Essa é a minha amiga de sempre ....Beijo para os doisssssssss
tim...tim...
clau, a britto
Lady Kill, quase não te reconheço nesse "avatar", não fosse pelo email e o D da assinatura. Que bom que você, a que testa meus humores em texto, gostou tanto assim. :)
Margarida, que saudade docê, menina. Acho que a nossa "troca", nossa amizade, tem muito de identificação mesmo, e por isso você gosta dos meus textos tanto quanto eu gosto de você!
Fausto meu amigo querido, querido demais, daqui ha 10 anos a gente conversa, quem sabe até lá trocaremos nossos cafés - aliás...quando? - por um bom espumante!?
Rachel, acho que foi por conta dos nossos atrasos que nos encontramos.
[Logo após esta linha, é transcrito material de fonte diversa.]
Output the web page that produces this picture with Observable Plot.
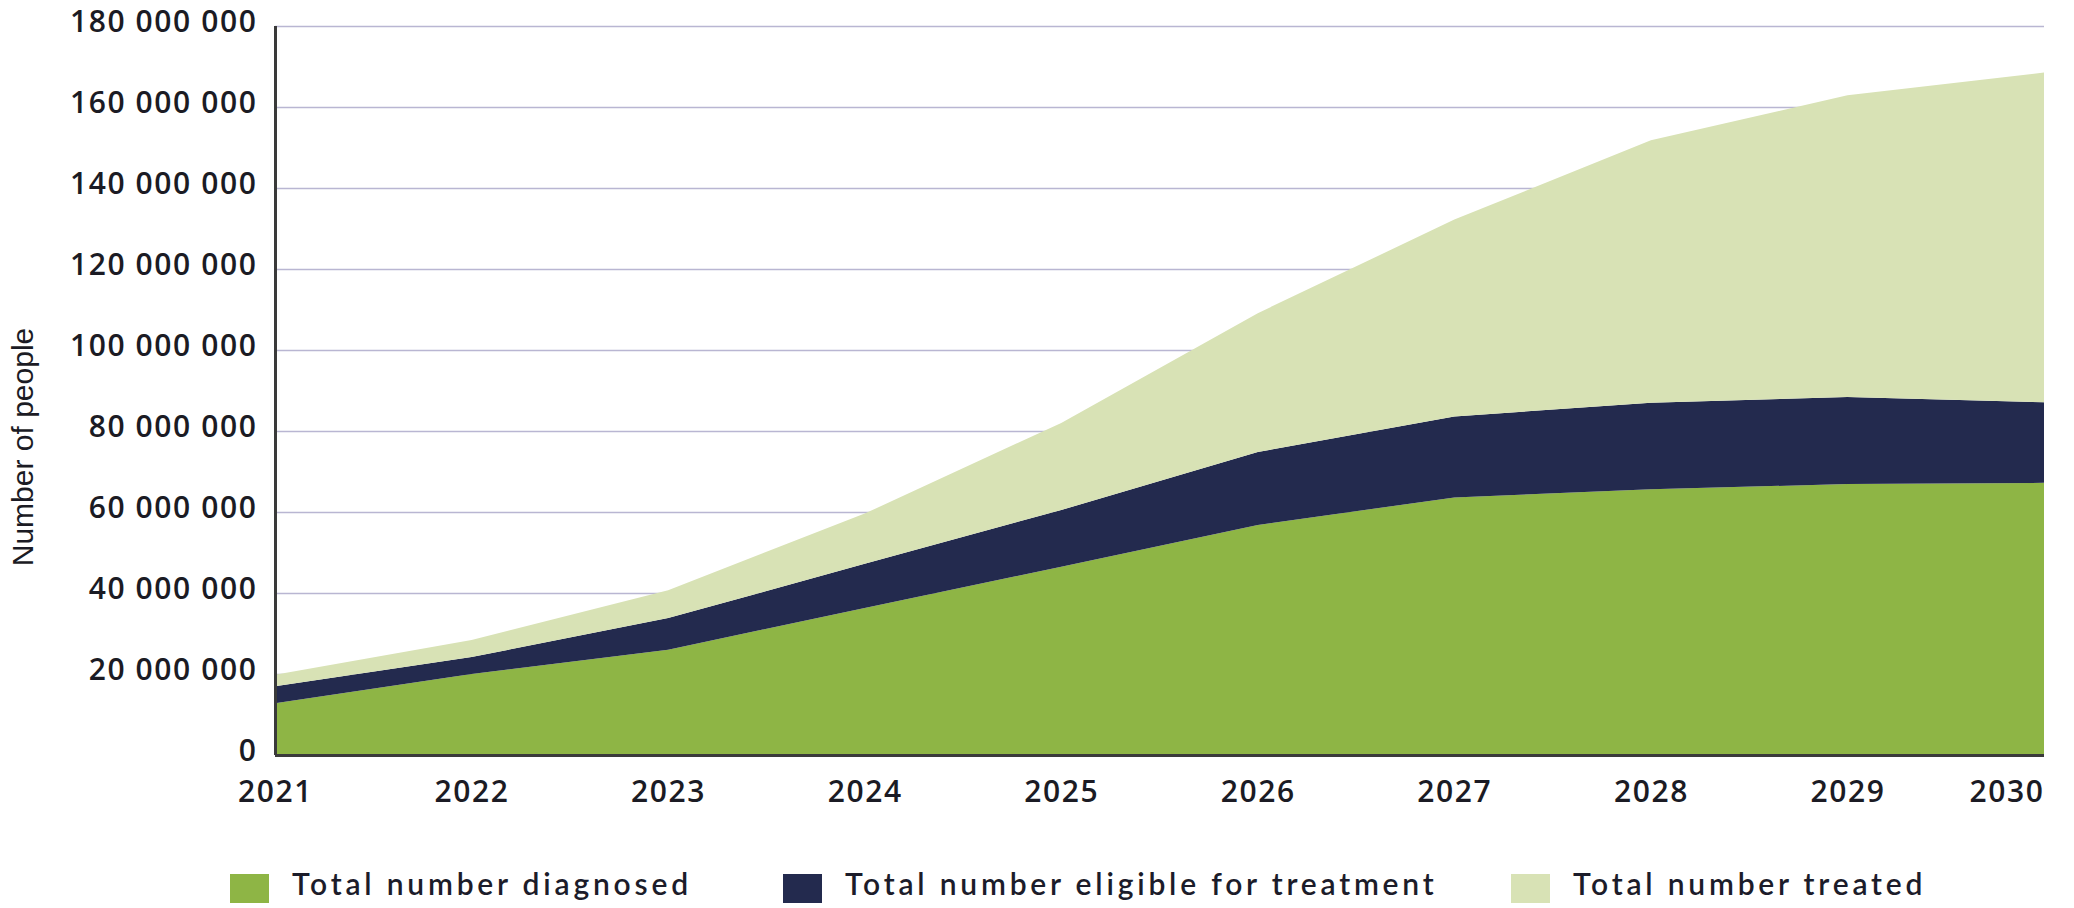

Nada é por acaso, mesmo! Obrigada pelo seu carinho sempre presente! :)
Ana, quando você diz que sente minha falta, seja pela presença ou pelas letras, eu fico contente, você sabe. Tenho saudade das tuas também, guria.
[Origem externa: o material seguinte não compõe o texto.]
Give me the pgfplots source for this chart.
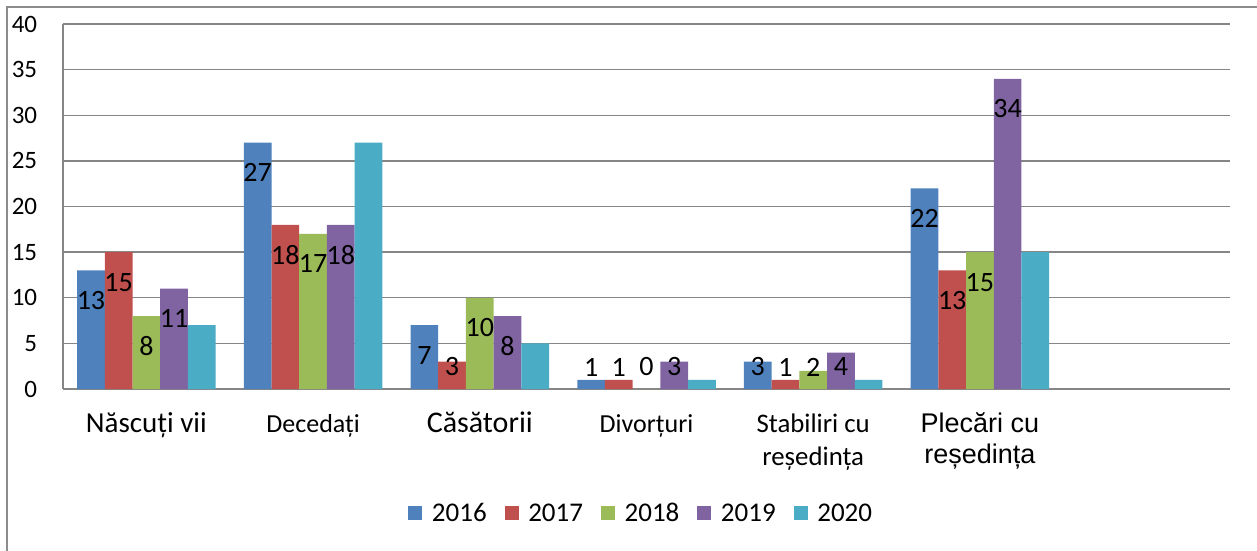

Eduardo, pára de beber menino, sai dessa vida!! Ou começa de uma vez pra gente bebemorar a crônica e seus 10, 11, 12... muitos anos, bebemorar a vida, a amizade da gente que eu gosto demais. Vou escrever, pelo menos de 15 em 15 dias -- palavra de bandeirante!! (ainda existe isso?)
Marisa, que bom que eu tive o privilégio do seu comentário. Eu sempre leio você por aqui e já tenho carinho pelo carinho que você tem pela gente. Obrigada, viu!?
Clau, e a gente que se conhece, não ha 10 mas ha 30 anos!? Que crônica daria isso tudo, hein!? Uia! :)
beijo quase em mel...
clau...sempre britto
Beijos
Adorei : )
Beijos
Mônica...
Parabéns pra você, para o Crônicas e pra nós, seus amigos, que temos o privilégio de conhecer você e ler seus ótimos textos.
Beijo grande e muitas e muitas décadas de sucesso e amizade!
"Dez anos é muito tempo pra pretender que a vida permaneça inalterada e muito pouco pra alterar tudo que se gostaria." Achei perfeita essa frase, e vou guardar no meu diário, para não esquecer...
Beijos doces cristalizados!!! :o*
a moça dos textos cheios de alma.
Estou sempre te lendo em silêncio, compondo um grupo de amigos que comentam entre si as coisas que vc escreve. Desta vez teu afeto me inspirou e despertou para meus próprios escritos. E eu quero te agradecer por isso!
Se puder, passe rapidinho no meu blog e veja o que vc fez... rsrs...
Grande abraço!
Clarisse.
E o tempo é nossa vida, que é difícil, transforma-se, é bonita. Muda muito, tanto que às vezes dói, ou às vezes dá somente uma melancolia.
Mas quando olhamos para trás, é sempre assim: válido, leve, sempre digno de champanha (como tantos endossaram).
Agora um comentário mais técnico: tu sabes se pôr na situação, no sentido de a usar como uma onda e surfar nela.
Como na crônica do problema. Isso lhe dá uma habilidade especial para escrever crônicas.